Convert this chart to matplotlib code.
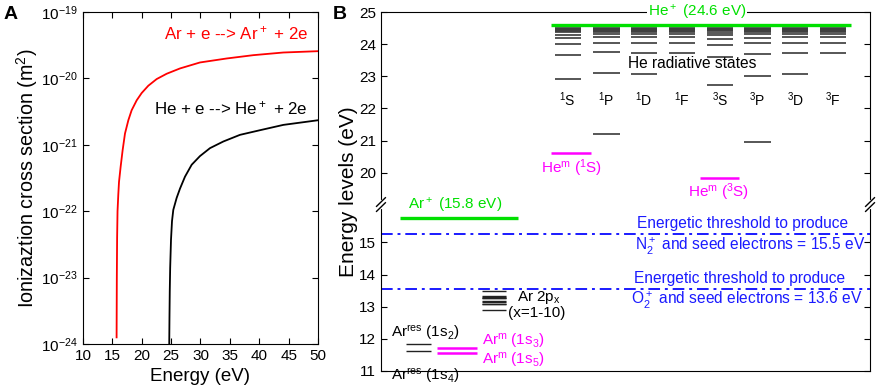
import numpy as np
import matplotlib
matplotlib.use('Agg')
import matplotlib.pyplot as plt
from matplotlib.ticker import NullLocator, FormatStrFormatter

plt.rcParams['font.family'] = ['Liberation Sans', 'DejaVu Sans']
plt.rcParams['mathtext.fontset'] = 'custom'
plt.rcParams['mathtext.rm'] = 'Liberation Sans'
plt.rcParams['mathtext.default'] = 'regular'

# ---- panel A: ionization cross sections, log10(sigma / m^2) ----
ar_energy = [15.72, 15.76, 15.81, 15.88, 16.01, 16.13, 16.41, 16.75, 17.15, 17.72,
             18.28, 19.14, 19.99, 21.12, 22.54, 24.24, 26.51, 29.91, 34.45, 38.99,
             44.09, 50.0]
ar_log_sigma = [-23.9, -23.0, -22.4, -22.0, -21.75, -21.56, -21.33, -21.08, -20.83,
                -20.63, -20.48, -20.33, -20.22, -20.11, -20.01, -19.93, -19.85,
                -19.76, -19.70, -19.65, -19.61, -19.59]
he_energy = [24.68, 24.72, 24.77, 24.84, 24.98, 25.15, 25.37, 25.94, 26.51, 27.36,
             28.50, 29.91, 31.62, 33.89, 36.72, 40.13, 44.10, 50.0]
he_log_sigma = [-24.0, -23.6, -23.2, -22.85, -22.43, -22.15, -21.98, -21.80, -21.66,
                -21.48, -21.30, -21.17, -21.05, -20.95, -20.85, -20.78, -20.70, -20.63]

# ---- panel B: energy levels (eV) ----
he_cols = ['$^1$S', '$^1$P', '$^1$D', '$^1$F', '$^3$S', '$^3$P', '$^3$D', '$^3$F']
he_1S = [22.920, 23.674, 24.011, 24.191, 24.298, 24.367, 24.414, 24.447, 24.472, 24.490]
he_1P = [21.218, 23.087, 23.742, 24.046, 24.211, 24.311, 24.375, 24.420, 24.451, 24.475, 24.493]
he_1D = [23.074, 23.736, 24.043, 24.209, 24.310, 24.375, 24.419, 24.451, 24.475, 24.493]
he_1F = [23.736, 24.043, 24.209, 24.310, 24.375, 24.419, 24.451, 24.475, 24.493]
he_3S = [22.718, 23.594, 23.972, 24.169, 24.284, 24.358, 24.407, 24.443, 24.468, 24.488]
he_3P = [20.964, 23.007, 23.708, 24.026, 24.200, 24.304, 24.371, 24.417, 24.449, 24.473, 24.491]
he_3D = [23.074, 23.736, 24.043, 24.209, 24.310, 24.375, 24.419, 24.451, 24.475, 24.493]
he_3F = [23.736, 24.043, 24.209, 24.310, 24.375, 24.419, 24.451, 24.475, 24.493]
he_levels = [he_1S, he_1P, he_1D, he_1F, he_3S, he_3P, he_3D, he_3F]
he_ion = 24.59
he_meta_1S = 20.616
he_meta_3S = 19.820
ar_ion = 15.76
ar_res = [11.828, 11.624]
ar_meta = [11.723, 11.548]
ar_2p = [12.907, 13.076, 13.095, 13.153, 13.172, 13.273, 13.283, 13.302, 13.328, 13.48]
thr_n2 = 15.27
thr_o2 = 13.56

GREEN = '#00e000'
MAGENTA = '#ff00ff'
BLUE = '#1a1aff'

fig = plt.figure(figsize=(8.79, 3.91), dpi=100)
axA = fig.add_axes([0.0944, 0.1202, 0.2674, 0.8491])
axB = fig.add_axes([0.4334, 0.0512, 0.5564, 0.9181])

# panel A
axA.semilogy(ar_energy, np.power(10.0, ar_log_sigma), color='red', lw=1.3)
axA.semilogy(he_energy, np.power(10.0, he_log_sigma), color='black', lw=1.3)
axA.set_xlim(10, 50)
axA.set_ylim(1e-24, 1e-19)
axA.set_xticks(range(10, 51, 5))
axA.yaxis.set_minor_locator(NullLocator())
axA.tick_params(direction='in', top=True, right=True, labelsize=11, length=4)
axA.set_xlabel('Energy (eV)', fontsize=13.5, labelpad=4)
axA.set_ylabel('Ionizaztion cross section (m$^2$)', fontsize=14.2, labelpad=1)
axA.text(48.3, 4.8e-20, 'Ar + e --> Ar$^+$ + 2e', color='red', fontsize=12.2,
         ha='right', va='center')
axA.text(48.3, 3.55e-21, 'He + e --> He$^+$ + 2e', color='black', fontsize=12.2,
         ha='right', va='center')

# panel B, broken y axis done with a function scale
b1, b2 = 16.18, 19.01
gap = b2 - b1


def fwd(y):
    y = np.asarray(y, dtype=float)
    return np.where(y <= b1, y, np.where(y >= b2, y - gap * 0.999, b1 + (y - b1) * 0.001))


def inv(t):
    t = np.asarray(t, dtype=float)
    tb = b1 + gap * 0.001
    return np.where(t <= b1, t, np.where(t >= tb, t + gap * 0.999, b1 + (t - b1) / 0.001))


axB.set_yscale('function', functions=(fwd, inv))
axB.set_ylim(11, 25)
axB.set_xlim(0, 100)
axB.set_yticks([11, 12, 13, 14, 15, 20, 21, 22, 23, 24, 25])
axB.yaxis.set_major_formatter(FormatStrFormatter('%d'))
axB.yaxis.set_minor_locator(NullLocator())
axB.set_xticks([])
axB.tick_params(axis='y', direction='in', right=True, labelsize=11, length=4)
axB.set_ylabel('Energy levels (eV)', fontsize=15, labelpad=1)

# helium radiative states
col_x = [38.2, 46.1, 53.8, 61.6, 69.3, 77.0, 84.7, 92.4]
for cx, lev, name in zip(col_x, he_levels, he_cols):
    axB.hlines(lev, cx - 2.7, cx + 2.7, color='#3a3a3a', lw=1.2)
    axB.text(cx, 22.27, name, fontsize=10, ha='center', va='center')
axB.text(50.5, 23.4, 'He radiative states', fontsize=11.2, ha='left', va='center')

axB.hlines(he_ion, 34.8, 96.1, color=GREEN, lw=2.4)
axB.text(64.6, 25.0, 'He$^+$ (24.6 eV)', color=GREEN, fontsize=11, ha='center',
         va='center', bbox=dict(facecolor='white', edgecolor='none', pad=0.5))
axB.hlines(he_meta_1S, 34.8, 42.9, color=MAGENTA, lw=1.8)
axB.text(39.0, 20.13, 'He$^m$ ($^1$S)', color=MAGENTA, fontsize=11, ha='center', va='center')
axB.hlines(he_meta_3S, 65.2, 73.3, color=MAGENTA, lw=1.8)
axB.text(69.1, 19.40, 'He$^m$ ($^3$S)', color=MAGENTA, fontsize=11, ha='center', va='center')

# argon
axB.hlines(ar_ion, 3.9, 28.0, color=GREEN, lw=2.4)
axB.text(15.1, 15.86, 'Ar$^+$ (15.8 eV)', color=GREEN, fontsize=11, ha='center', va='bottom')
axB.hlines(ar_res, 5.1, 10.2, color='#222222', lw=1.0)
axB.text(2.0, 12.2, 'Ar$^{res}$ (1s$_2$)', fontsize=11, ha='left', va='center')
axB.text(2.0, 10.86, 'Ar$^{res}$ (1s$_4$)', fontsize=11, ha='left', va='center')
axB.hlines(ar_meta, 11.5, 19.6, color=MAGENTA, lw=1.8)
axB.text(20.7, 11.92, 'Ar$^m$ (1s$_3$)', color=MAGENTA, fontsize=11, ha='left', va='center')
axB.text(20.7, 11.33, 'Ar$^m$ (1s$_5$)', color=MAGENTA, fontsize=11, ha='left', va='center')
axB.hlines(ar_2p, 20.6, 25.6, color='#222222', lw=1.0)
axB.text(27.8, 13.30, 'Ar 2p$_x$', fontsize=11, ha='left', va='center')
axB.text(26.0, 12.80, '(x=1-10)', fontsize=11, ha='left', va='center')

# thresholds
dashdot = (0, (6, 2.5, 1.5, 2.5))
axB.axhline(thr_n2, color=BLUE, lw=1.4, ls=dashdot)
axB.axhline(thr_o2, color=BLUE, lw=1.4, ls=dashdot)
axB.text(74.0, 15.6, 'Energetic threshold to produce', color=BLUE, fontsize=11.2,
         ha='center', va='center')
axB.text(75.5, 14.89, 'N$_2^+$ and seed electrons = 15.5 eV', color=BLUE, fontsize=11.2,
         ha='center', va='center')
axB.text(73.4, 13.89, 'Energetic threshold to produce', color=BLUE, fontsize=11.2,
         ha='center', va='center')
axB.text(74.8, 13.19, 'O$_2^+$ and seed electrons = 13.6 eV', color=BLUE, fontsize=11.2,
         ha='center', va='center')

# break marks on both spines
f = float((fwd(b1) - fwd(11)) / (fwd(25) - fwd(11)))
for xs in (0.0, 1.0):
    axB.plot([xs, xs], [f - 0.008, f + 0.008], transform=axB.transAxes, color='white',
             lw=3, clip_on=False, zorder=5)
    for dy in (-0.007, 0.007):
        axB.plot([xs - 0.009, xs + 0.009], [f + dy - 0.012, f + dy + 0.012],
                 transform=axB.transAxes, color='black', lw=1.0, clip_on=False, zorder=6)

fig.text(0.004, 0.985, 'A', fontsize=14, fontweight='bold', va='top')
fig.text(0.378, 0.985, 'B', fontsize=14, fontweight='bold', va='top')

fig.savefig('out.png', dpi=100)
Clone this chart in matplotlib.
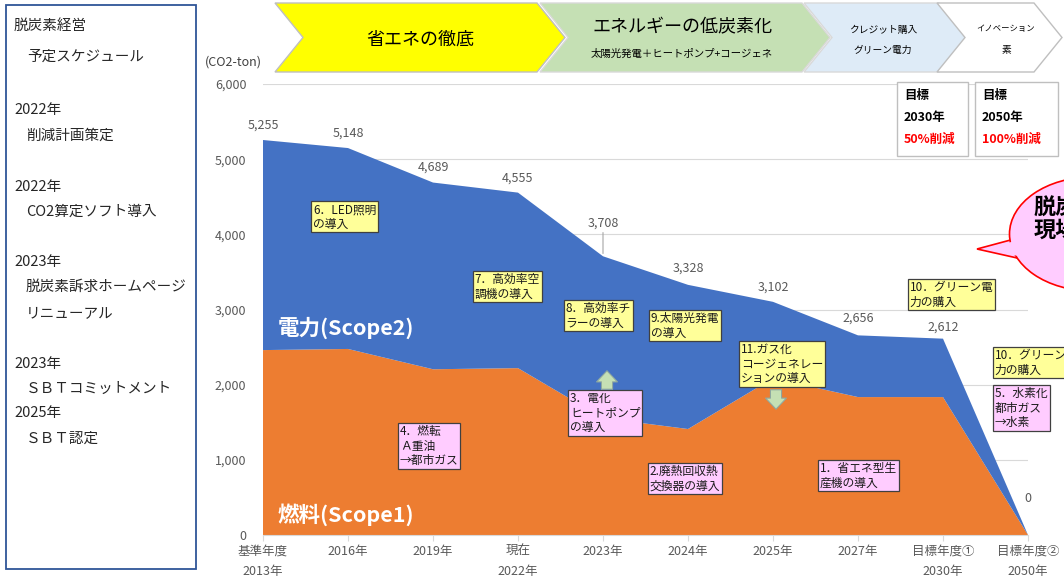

○ ○ ○ ○

Problem statement:
Quote, please, every line of the material above from its start through the line that has "plt.rcParams['mathtext.default'] = 'regular'", reproducing the words exactly and dropping any images.

Answer for this exercise:
Convert this chart to matplotlib code.
import numpy as np
import matplotlib
matplotlib.use('Agg')
import matplotlib.pyplot as plt
from matplotlib.ticker import NullLocator, FormatStrFormatter

plt.rcParams['font.family'] = ['Liberation Sans', 'DejaVu Sans']
plt.rcParams['mathtext.fontset'] = 'custom'
plt.rcParams['mathtext.rm'] = 'Liberation Sans'
plt.rcParams['mathtext.default'] = 'regular'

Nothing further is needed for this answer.